■ Problem statement ■
Extract only the first line of the listing and every line after it up to and including the one with "import pandas as pd". Omit the pictures.

■ Given material ■
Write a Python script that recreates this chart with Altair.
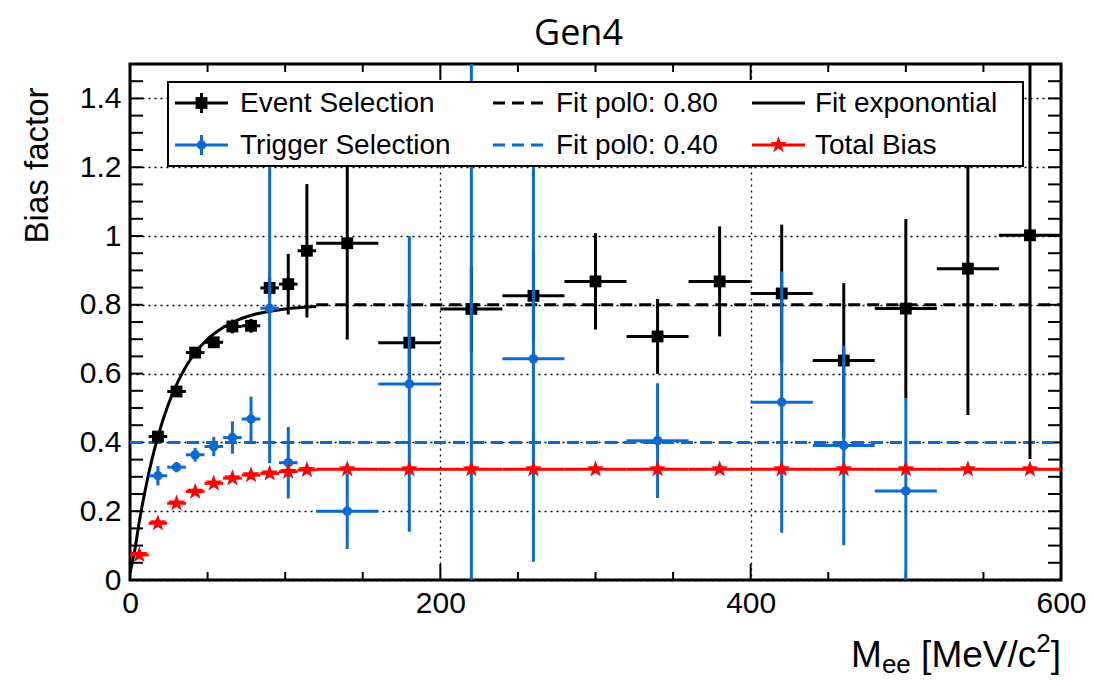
import altair as alt
import pandas as pd

# ---------------- data ----------------
event_x = [18, 30, 42, 54, 66, 78, 90, 102, 114, 140, 180, 220, 260, 300, 340, 380, 420, 460, 500, 540, 580]
event_xerr = [6, 6, 6, 6, 6, 6, 6, 6, 6, 20, 20, 20, 20, 20, 20, 20, 20, 20, 20, 20, 20]
event_y = [0.417, 0.548, 0.661, 0.691, 0.737, 0.739, 0.849, 0.860, 0.957, 0.979, 0.690, 0.788, 0.826,
           0.868, 0.708, 0.868, 0.833, 0.638, 0.789, 0.905, 1.002]
event_yerr = [0.010, 0.012, 0.012, 0.014, 0.020, 0.020, 0.030, 0.088, 0.194, 0.280, 0.130, 0.124, 0.125,
              0.140, 0.109, 0.160, 0.200, 0.225, 0.260, 0.425, 0.650]

trigger_x = [18, 30, 42, 54, 66, 78, 90, 102, 140, 180, 220, 260, 340, 420, 460, 500]
trigger_xerr = [6, 6, 6, 6, 6, 6, 6, 6, 20, 20, 20, 20, 20, 20, 20, 20]
trigger_y = [0.303, 0.328, 0.364, 0.388, 0.414, 0.468, 0.790, 0.341, 0.200, 0.570, 1.600, 0.643,
             0.405, 0.517, 0.391, 0.259]
trigger_yerr = [0.028, 0.015, 0.020, 0.028, 0.047, 0.065, 0.450, 0.104, 0.110, 0.430, 1.700, 0.590,
                0.167, 0.380, 0.290, 0.270]

total_x = [6, 18, 30, 42, 54, 66, 78, 90, 102, 114, 140, 180, 220, 260, 300, 340, 380, 420, 460, 500, 540, 580]
total_xerr = [6, 6, 6, 6, 6, 6, 6, 6, 6, 6, 20, 20, 20, 20, 20, 20, 20, 20, 20, 20, 20, 20]
total_y = [0.073, 0.165, 0.223, 0.257, 0.281, 0.296, 0.305, 0.310, 0.315, 0.320, 0.322, 0.322, 0.322,
           0.322, 0.322, 0.322, 0.322, 0.322, 0.322, 0.322, 0.322, 0.322]

expfit_x = [0, 3, 6, 9, 12, 15, 18, 24, 30, 36, 42, 50, 60, 70, 80, 90, 100, 110, 120]
expfit_y = [0.02, 0.085, 0.170, 0.243, 0.308, 0.366, 0.417, 0.502, 0.568, 0.620, 0.660, 0.700, 0.734,
            0.757, 0.772, 0.781, 0.788, 0.792, 0.795]

pol0_event_x = [120, 600]
pol0_event_y = [0.80, 0.80]
pol0_trig_x = [0, 600]
pol0_trig_y = [0.40, 0.40]

x_major = [0, 200, 400, 600]
x_minor = [50, 100, 150, 250, 300, 350, 450, 500, 550]
y_major = [0, 0.2, 0.4, 0.6, 0.8, 1.0, 1.2, 1.4]
y_minor = [0.05, 0.1, 0.15, 0.25, 0.3, 0.35, 0.45, 0.5, 0.55, 0.65, 0.7, 0.75, 0.85, 0.9, 0.95,
           1.05, 1.1, 1.15, 1.25, 1.3, 1.35, 1.45]

chart_title = "Gen4"
legend_labels = ["Event Selection", "Trigger Selection", "Fit pol0: 0.80", "Fit pol0: 0.40",
                 "Fit exponontial", "Total Bias"]
x_title_parts = ["M", "ee", " [MeV/c", "2", "]"]   # M_{ee} [MeV/c^{2}]

# ---------------- styling ----------------
W, H = 931, 516
BLACK = "#000000"
BLUE = "#0a6ad2"
RED = "#ff0000"
FONT = "Liberation Sans"
STAR = ("M0,-1L0.235,-0.324L0.951,-0.309L0.380,0.124L0.588,0.809L0,0.4"
        "L-0.588,0.809L-0.380,0.124L-0.951,-0.309L-0.235,-0.324Z")
SQ_SIZE, CIRC_SIZE, STAR_SIZE = 140, 90, 320

xs = alt.Scale(domain=[0, 600], nice=False, zero=False)
ys = alt.Scale(domain=[0, 1.5], nice=False, zero=False)

AX = alt.Axis(
    values=x_major, title=None, ticks=False, domain=False,
    grid=True, gridDash=[2, 4], gridColor=BLACK, gridWidth=1.3, gridOpacity=1,
    labelFont=FONT, labelFontSize=30, labelColor=BLACK, labelPadding=8,
    labelFlush=False, labelOverlap=False)
AY = alt.Axis(
    values=y_major, format=".1~f", title="Bias factor", ticks=False, domain=False,
    grid=True, gridDash=[2, 4], gridColor=BLACK, gridWidth=1.3, gridOpacity=1,
    labelFont=FONT, labelFontSize=30, labelColor=BLACK, labelPadding=9,
    titleFont=FONT, titleFontSize=33, titleFontWeight="normal", titleColor=BLACK,
    titleAngle=-90, titleAlign="right", titleBaseline="alphabetic",
    titleX=-83, titleY=23, labelFlush=False, labelOverlap=False)


def errdf(x, xerr, y, yerr=None):
    df = pd.DataFrame({"x": x, "xerr": xerr, "y": y})
    df["xlo"] = df["x"] - df["xerr"]
    df["xhi"] = df["x"] + df["xerr"]
    if yerr is not None:
        df["yerr"] = yerr
        df["ylo"] = df["y"] - df["yerr"]
        df["yhi"] = df["y"] + df["yerr"]
    return df


ev = errdf(event_x, event_xerr, event_y, event_yerr)
tr = errdf(trigger_x, trigger_xerr, trigger_y, trigger_yerr)
tot = errdf(total_x, total_xerr, total_y)
fit = pd.DataFrame({"x": expfit_x, "y": expfit_y})
p0e = pd.DataFrame({"x": pol0_event_x, "y": pol0_event_y})
p0t = pd.DataFrame({"x": pol0_trig_x, "y": pol0_trig_y})

Xn = lambda f: alt.X(f"{f}:Q", scale=xs, axis=AX)
Yn = lambda f: alt.Y(f"{f}:Q", scale=ys, axis=AY)

layers = []

# tick marks pointing inside, on all four sides
ytk_all = pd.DataFrame({"v": y_major + y_minor})
layers.append(alt.Chart(ytk_all).mark_rule(color=BLACK, strokeWidth=2).encode(
    y=Yn("v"), x=alt.value(0), x2=alt.value(13)))
layers.append(alt.Chart(ytk_all).mark_rule(color=BLACK, strokeWidth=2).encode(
    y=Yn("v"), x=alt.value(W - 13), x2=alt.value(W)))
xmaj = pd.DataFrame({"v": x_major})
xmin = pd.DataFrame({"v": x_minor})
layers.append(alt.Chart(xmaj).mark_rule(color=BLACK, strokeWidth=2).encode(
    x=Xn("v"), y=alt.value(H - 16), y2=alt.value(H)))
layers.append(alt.Chart(xmin).mark_rule(color=BLACK, strokeWidth=2).encode(
    x=Xn("v"), y=alt.value(H - 8), y2=alt.value(H)))
layers.append(alt.Chart(xmaj).mark_rule(color=BLACK, strokeWidth=2).encode(
    x=Xn("v"), y=alt.value(0), y2=alt.value(16)))
layers.append(alt.Chart(xmin).mark_rule(color=BLACK, strokeWidth=2).encode(
    x=Xn("v"), y=alt.value(0), y2=alt.value(8)))

# fits
layers.append(alt.Chart(p0e).mark_line(color=BLACK, strokeWidth=3, strokeDash=[12, 7], clip=True).encode(
    x=Xn("x"), y=Yn("y")))
layers.append(alt.Chart(p0t).mark_line(color=BLUE, strokeWidth=3, strokeDash=[12, 7], clip=True).encode(
    x=Xn("x"), y=Yn("y")))
layers.append(alt.Chart(fit).mark_line(color=BLACK, strokeWidth=3, clip=True, interpolate="monotone").encode(
    x=Xn("x"), y=Yn("y")))

# event selection
layers.append(alt.Chart(ev).mark_rule(color=BLACK, strokeWidth=3, clip=True).encode(
    x=Xn("x"), y=Yn("ylo"), y2="yhi:Q"))
layers.append(alt.Chart(ev).mark_rule(color=BLACK, strokeWidth=3, clip=True).encode(
    x=Xn("xlo"), x2="xhi:Q", y=Yn("y")))
layers.append(alt.Chart(ev).mark_point(shape="square", filled=True, size=SQ_SIZE, color=BLACK, opacity=1,
                                       clip=True).encode(x=Xn("x"), y=Yn("y")))

# trigger selection
layers.append(alt.Chart(tr).mark_rule(color=BLUE, strokeWidth=3, clip=True).encode(
    x=Xn("x"), y=Yn("ylo"), y2="yhi:Q"))
layers.append(alt.Chart(tr).mark_rule(color=BLUE, strokeWidth=3, clip=True).encode(
    x=Xn("xlo"), x2="xhi:Q", y=Yn("y")))
layers.append(alt.Chart(tr).mark_point(shape="circle", filled=True, size=CIRC_SIZE, color=BLUE, opacity=1,
                                       clip=True).encode(x=Xn("x"), y=Yn("y")))

# total bias
layers.append(alt.Chart(tot).mark_rule(color=RED, strokeWidth=3, clip=True).encode(
    x=Xn("xlo"), x2="xhi:Q", y=Yn("y")))
layers.append(alt.Chart(tot).mark_point(shape=STAR, filled=True, size=STAR_SIZE, color=RED, opacity=1,
                                        clip=True).encode(x=Xn("x"), y=Yn("y")))

# ---------------- legend (drawn by hand, ROOT style) ----------------
one = alt.Data(values=[{"k": 0}])
LX0, LX1, LY0, LY1 = 38, 893, 18, 102
ROW = [39, 81]
COLS = [(45, 98, 110), (363, 415, 426), (622, 675, 685)]

layers.append(alt.Chart(one).mark_rect(fill="white", stroke=BLACK, strokeWidth=2).encode(
    x=alt.value(LX0), x2=alt.value(LX1), y=alt.value(LY0), y2=alt.value(LY1)))


def lg_line(c, r, color, dash=None):
    kw = dict(color=color, strokeWidth=3)
    if dash:
        kw["strokeDash"] = dash
    x0, x1, _ = COLS[c]
    return alt.Chart(one).mark_rule(**kw).encode(
        x=alt.value(x0), x2=alt.value(x1), y=alt.value(ROW[r]))


def lg_vbar(c, r, color):
    x0, x1, _ = COLS[c]
    return alt.Chart(one).mark_rule(color=color, strokeWidth=3).encode(
        x=alt.value((x0 + x1) / 2), y=alt.value(ROW[r] - 10), y2=alt.value(ROW[r] + 10))


def lg_pt(c, r, color, shape, size):
    x0, x1, _ = COLS[c]
    return alt.Chart(one).mark_point(shape=shape, filled=True, size=size, color=color, opacity=1).encode(
        x=alt.value((x0 + x1) / 2), y=alt.value(ROW[r]))


def lg_text(c, r, label):
    _, _, tx = COLS[c]
    return alt.Chart(one).mark_text(align="left", baseline="middle", font=FONT, fontSize=28,
                                    color=BLACK, text=label).encode(
        x=alt.value(tx), y=alt.value(ROW[r] + 1))


layers += [
    lg_line(0, 0, BLACK), lg_vbar(0, 0, BLACK), lg_pt(0, 0, BLACK, "square", SQ_SIZE),
    lg_text(0, 0, legend_labels[0]),
    lg_line(0, 1, BLUE), lg_vbar(0, 1, BLUE), lg_pt(0, 1, BLUE, "circle", CIRC_SIZE),
    lg_text(0, 1, legend_labels[1]),
    lg_line(1, 0, BLACK, [12, 7]), lg_text(1, 0, legend_labels[2]),
    lg_line(1, 1, BLUE, [12, 7]), lg_text(1, 1, legend_labels[3]),
    lg_line(2, 0, BLACK), lg_text(2, 0, legend_labels[4]),
    lg_line(2, 1, RED), lg_pt(2, 1, RED, STAR, STAR_SIZE), lg_text(2, 1, legend_labels[5]),
]

# ---------------- x-axis title, ROOT-style with sub/superscript ----------------
# pieces are right-aligned one after another (widths from Liberation Sans metrics)
T_MAIN, T_SMALL, T_BASE = 37, 26, 603
adv = {"M": 0.833, "e": 0.556, " ": 0.278, "[": 0.278, "V": 0.667, "/": 0.278, "c": 0.5,
       "2": 0.556, "]": 0.278}
piece_size = [T_MAIN, T_SMALL, T_MAIN, T_SMALL, T_MAIN]
piece_dy = [0, 6, 0, -15, 0]
right = W
pos = []
for txt, sz in zip(reversed(x_title_parts), reversed(piece_size)):
    pos.append(right)
    right -= sum(adv[ch] for ch in txt) * sz
pos = list(reversed(pos))
for txt, sz, dy, rx in zip(x_title_parts, piece_size, piece_dy, pos):
    layers.append(alt.Chart(one).mark_text(align="right", baseline="alphabetic", font=FONT, fontSize=sz,
                                           color=BLACK, text=txt).encode(
        x=alt.value(rx), y=alt.value(T_BASE + dy)))

# ---------------- chart title (ROOT title box, slightly left of centre) ----------------
layers.append(alt.Chart(one).mark_text(align="center", baseline="alphabetic", font="Open Sans",
                                       fontSize=36, color=BLACK, text=chart_title).encode(
    x=alt.value(W / 2 - 17), y=alt.value(-19)))

chart = alt.layer(*layers).properties(
    width=W, height=H,
    background="white",
    autosize=alt.AutoSizeParams(type="none"),
    padding={"left": 122, "top": 56, "right": 25, "bottom": 98},
).configure_view(stroke=BLACK, strokeWidth=3)

chart.save("out.html", embed_options={"renderer": "svg", "actions": False})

■ Reply to the exercise ■
Write a Python script that recreates this chart with Altair.
import altair as alt
import pandas as pd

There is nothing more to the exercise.